DIRECTIONS FOR THIS TASK
In the listing that follows, retype every line from the first through the one containing "1.735, 1.728, 1.72];". Pictures are to be left out.

DATA LINES
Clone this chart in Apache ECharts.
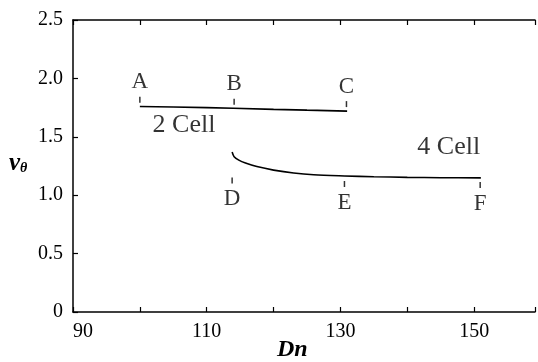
<!DOCTYPE html>
<html>
<head>
<meta charset="utf-8">
<style>
  html, body { margin: 0; padding: 0; background: #fff; }
  #chart { width: 538px; height: 362px; }
</style>
<script src="https://cdn.jsdelivr.net/npm/echarts@6/dist/echarts.min.js"></script>
</head>
<body>
<div id="chart"></div>
<script>
// Two-cell branch (A–C) and four-cell branch (D–F): Dn vs v_theta
const twoCellDn = [100, 105, 110, 114, 120, 125, 131];
const twoCellV  = [1.76, 1.755, 1.75, 1.745, 1.735, 1.728, 1.72];

const fourCellDn = [113.8, 114.1, 114.8, 115.8, 117.5, 120, 123, 126, 130.6, 135, 140, 145, 151];
const fourCellV  = [1.37, 1.33, 1.30, 1.275, 1.245, 1.215, 1.19, 1.175, 1.165, 1.158, 1.153, 1.15, 1.148];

// Marked states along the branches
const markNames = ['A', 'B', 'C', 'D', 'E', 'F'];
const markDn    = [100, 114.1, 130.9, 113.8, 130.6, 150.9];
const markV     = [1.818, 1.80, 1.78, 1.126, 1.096, 1.087];

// Branch labels
const branchNames = ['2 Cell', '4 Cell'];
const branchDn    = [106.6, 146.2];
const branchV     = [1.596, 1.408];

// Axis ticks
const xTickLabels = [90, 110, 130, 150];
const yTickLabels = ['0', '0.5', '1.0', '1.5', '2.0', '2.5'];

const FONT = "'Liberation Serif', 'Times New Roman', serif";
const INK = '#000';

const chart = echarts.init(document.getElementById('chart'), null, { renderer: 'canvas' });

// x range is cut at the right edge of the canvas
const xBase = {
  type: 'value', min: 90, max: 159.1, interval: 10,
  axisLine: { show: true, lineStyle: { color: INK, width: 1.5 } },
  axisTick: { show: true, inside: true, length: 5, lineStyle: { color: INK, width: 1.2 } },
  splitLine: { show: false }
};

const option = {
  animation: false,
  backgroundColor: '#fff',
  grid: { left: 73, top: 20, right: 0, bottom: 50 },
  xAxis: [
    Object.assign({}, xBase, {
      position: 'bottom',
      axisLabel: {
        show: true, margin: 10, fontSize: 20, alignMinLabel: 'left',
        color: INK, fontFamily: FONT,
        formatter: v => (xTickLabels.indexOf(v) >= 0 ? String(v) : '')
      }
    }),
    Object.assign({}, xBase, { position: 'top', axisLabel: { show: false } })
  ],
  yAxis: {
    type: 'value', min: 0, max: 2.5, interval: 0.5,
    axisLine: { show: true, lineStyle: { color: INK, width: 1.5 } },
    axisTick: { show: true, inside: true, length: 5, lineStyle: { color: INK, width: 1.2 } },
    splitLine: { show: false },
    axisLabel: {
      margin: 10, fontSize: 20, color: INK, fontFamily: FONT,
      formatter: (v, i) => yTickLabels[i]
    }
  },
  graphic: [
    {
      type: 'text', left: 277, top: 338,
      style: { text: 'Dn', font: "italic bold 24px 'Liberation Serif', serif", fill: INK }
    },
    {
      type: 'text', left: 9, top: 151,
      style: {
        text: '{v|v}{s|θ}',
        rich: {
          v: { font: "italic bold 25px 'Liberation Serif', serif", fill: INK },
          s: { font: "italic bold 14px 'Liberation Serif', serif", fill: INK, padding: [9, 0, 0, 0] }
        }
      }
    }
  ],
  series: [
    {
      type: 'line', name: '2 Cell', showSymbol: false,
      data: twoCellDn.map((d, i) => [d, twoCellV[i]]),
      lineStyle: { color: INK, width: 1.6 }
    },
    {
      type: 'line', name: '4 Cell', showSymbol: false, smooth: 0.3,
      data: fourCellDn.map((d, i) => [d, fourCellV[i]]),
      lineStyle: { color: INK, width: 1.6 }
    },
    {
      type: 'scatter', name: 'states',
      symbol: 'rect', symbolSize: [1.5, 6],
      itemStyle: { color: INK },
      data: markNames.map((n, i) => ({
        value: [markDn[i], markV[i]], name: n,
        label: { position: i < 3 ? 'top' : 'bottom', distance: i < 3 ? 3 : 4 }
      })),
      label: {
        show: true, formatter: p => p.name, fontSize: 23,
        color: INK, fontFamily: FONT
      }
    },
    {
      type: 'scatter', name: 'branches',
      symbolSize: 0,
      data: branchNames.map((n, i) => ({ value: [branchDn[i], branchV[i]], name: n })),
      label: {
        show: true, position: 'inside', formatter: p => p.name, fontSize: 26,
        color: INK, fontFamily: FONT
      }
    }
  ]
};

chart.setOption(option);
</script>
</body>
</html>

FULL OUTPUT
Clone this chart in Apache ECharts.
<!DOCTYPE html>
<html>
<head>
<meta charset="utf-8">
<style>
  html, body { margin: 0; padding: 0; background: #fff; }
  #chart { width: 538px; height: 362px; }
</style>
<script src="https://cdn.jsdelivr.net/npm/echarts@6/dist/echarts.min.js"></script>
</head>
<body>
<div id="chart"></div>
<script>
// Two-cell branch (A–C) and four-cell branch (D–F): Dn vs v_theta
const twoCellDn = [100, 105, 110, 114, 120, 125, 131];
const twoCellV  = [1.76, 1.755, 1.75, 1.745, 1.735, 1.728, 1.72];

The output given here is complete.